Why we need to encourage more women into apprenticeships

By Ron Maxwell - CEO

You don’t have to look far back into our past to find a time when the traditional trades, such as plumbing, carpentry and electrical, were 100% male. A shift is taking place, but it’s not happening fast enough.

In fact, less than 10% of traditional trade apprenticeships are taken up by female candidates, and part of the reason is that they are simply not applying.

Yet this largely untapped market has the potential to save our trade industries.

Women are outperforming their male counterparts in many traditionally male-dominated industries, and if we can encourage higher participation, it could provide the answer to a looming trade skills shortage and play a role in reducing rising youth unemployment rates.

Increasing female participation in our labour force is also important for our economy, with a report from the Grattan Institute telling us that an increase of just 6% could equal a boost to our economy of $25 billion over a decade.

With the Workplace Gender Equality Agency reporting that gender segregation hasn’t changed much in the last twenty years, it’s clear we need to do more to encourage women into the traditional trades - and it’s in our best interests to.

Exposure is critical

In my opinion, the career guidance programs in our schools need to rethink the way trades are discussed, particularly with female students. There is a definite gender bias when it comes to talking about career options, with NSW Government reports showing that many female students aren’t told about apprenticeship pathways, and often have limited access to trade-based subjects.

This is also reflected in the discussions taking place at home, with many families not viewing trade careers as a viable option for their daughters.

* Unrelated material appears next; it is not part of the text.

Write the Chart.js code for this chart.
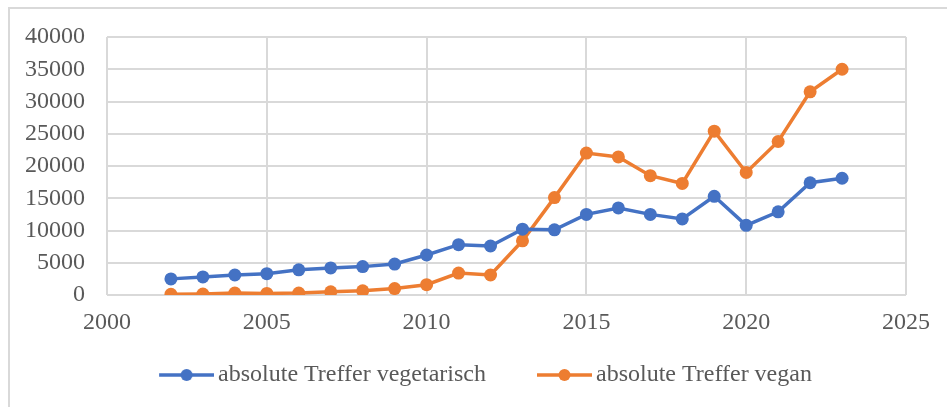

On the positive, there are many programs out there that expose women to trade careers, such as the Try-A-Trade program, that provides them with the opportunity to try their hand at a variety of trades, and schools should be actively encouraging female students to participate in these initiatives.

Stereotypes need to be broken down

There are many stereotypes, not just in our schools, but in society in general, about women and trade careers that can be a barrier to female participation in these industries.

One particularly persistent stereotype is that women don’t perform as well as men in these industries, but the evidence, both reported and anecdotal, tells a different story. Women are outperforming their male counterparts in many industries, particularly automotive. You only have to look at V8 Racing to see the success of not only female pit crews, but female drivers, such as Simona De Silvestro, who are changing the face of the industry.

There are many stories out there, of female apprentices who are successfully challenging these stereotypes across the traditional trade industries. It’s good news stories like these that need to be shared if a shift is going to happen.

In my experience, there is also a long-held belief that trades don’t require academic ability and this is simply not true. With our electrical systems and automobiles becoming more and more technological, there is a rising demand for mathematical, scientific and computing skills across these industries. And with technology shaping the future of work, this is only going to increase.

We also need to break down the myth that university graduates are better off, when the research tells us that VET graduates earn an average of $2,000 more and typically have better job prospects than their university counterparts.

The next generation is key

With an ever-growing need for a diverse range of skills across our traditional trades, a looming skills shortage, and youth unemployment on the rise, it has never been more important to encourage more women into trade careers.

If we can showcase the good news stories, and rethink how we talk about trade careers with our girls, both at school and at home, we can change the way the up and coming generation view trade career opportunities.

If we can succeed in this, we have the potential to grow and advance Australia’s trade industries, keep the skills shortage at bay, and give a boost to our economy.